Parliament and the courts -- who's legislating whom?

AuthorKaye, Philip

Philip Kaye is a Research Officer in the Legislative Research Service of the Ontario Legislative Library. This paper was originally prepared for delegates to the 37th Canadian Regional Conference of CPA held in Toronto in July 1998.

In early 1998 the Supreme Court of Canada in Vriend v. Alberta referred to the continuing "debate" over the legitimacy of the courts invalidating legislation. This paper looks at two opposing views on this issue. One side argues that the courts have a key responsibility to protect the rights of Canadians within a system of constitutional supremacy. The other side argues that the courts have inappropriately come to act as legislators.

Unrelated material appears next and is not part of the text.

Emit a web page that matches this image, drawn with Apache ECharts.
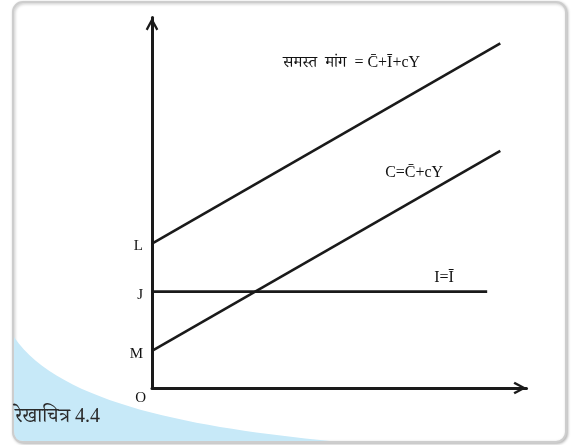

Among other things the paper looks at the role of the courts as protectors of "democratic values"; the approach the courts should take in the case of omissions from legislation; and the general nature of the relationship between courts--especially the Supreme Court of Canada--and legislatures under the Charter of Rights. Is it appropriate, for instance, to characterize that relationship as a "dialogue"?

The Canadian Charter of Rights and Freedoms (section 1) guarantees the rights and freedoms set out in it subject only to such reasonable limits prescribed by law as can be demonstrably justified in a free and democratic society.

This section contemplates a two-stage process for the judicial review of legislation under the Charter. In the first stage, the court must determine whether the challenged law infringes a guaranteed right or freedom. If the court finds that no such infringement has occurred, the inquiry under the Charter ends; however, if a right or freedom has been violated, the court proceeds to the next stage.

In this next stage, s. 1 of the Charter is invoked. The court must decide whether the violation is a reasonable one that can be demonstrably justified in a free and democratic society. If the test of justifiability (explained below) is met, the law will be saved. Otherwise, the court may choose, as one remedy, to strike down the provisions in question. (1)

The Supreme Court has laid down four criteria to be applied during the second stage--that is, for determining whether an infringement of the Charter can be justified in a free and democratic society. (2) These criteria, especially the fourth one, have been expressed by the Supreme Court in very general language. They first took shape in 1986 and may be categorized in the following way:

Objectives: The challenged law must pursue an objective that is sufficiently important to warrant overriding a Charter right. At a minimum, the objective must relate to concerns which are "pressing and substantial" in a free and democratic society;

Proportionality: If a sufficiently significant objective has been recognized, the following so-called "proportionality test", containing the second, third, and fourth criteria, must be satisfied:

Rational Connection. The law must be rationally connected to the pressing and substantial objective--in other words, it must be carefully designed to achieve it. Under this criterion, the law cannot be arbitrary, unfair, or based on irrational considerations;

Minimal Impairment. The law should impair "as little as possible" the right or freedom in question. The idea is that the least drastic means should be used to pursue the legislative objective; and

Proportionate Effect. There must be proportionality both between the objective and the "deleterious effects" of the statutory restrictions in question, and between the "deleterious" and "salutary effects" of those restrictions. This requirement necessitates a balancing of the objective sought by the law against the infringement of the civil liberty. It asks whether the contravention of the Charter is too high a price to pay for the benefit of the law.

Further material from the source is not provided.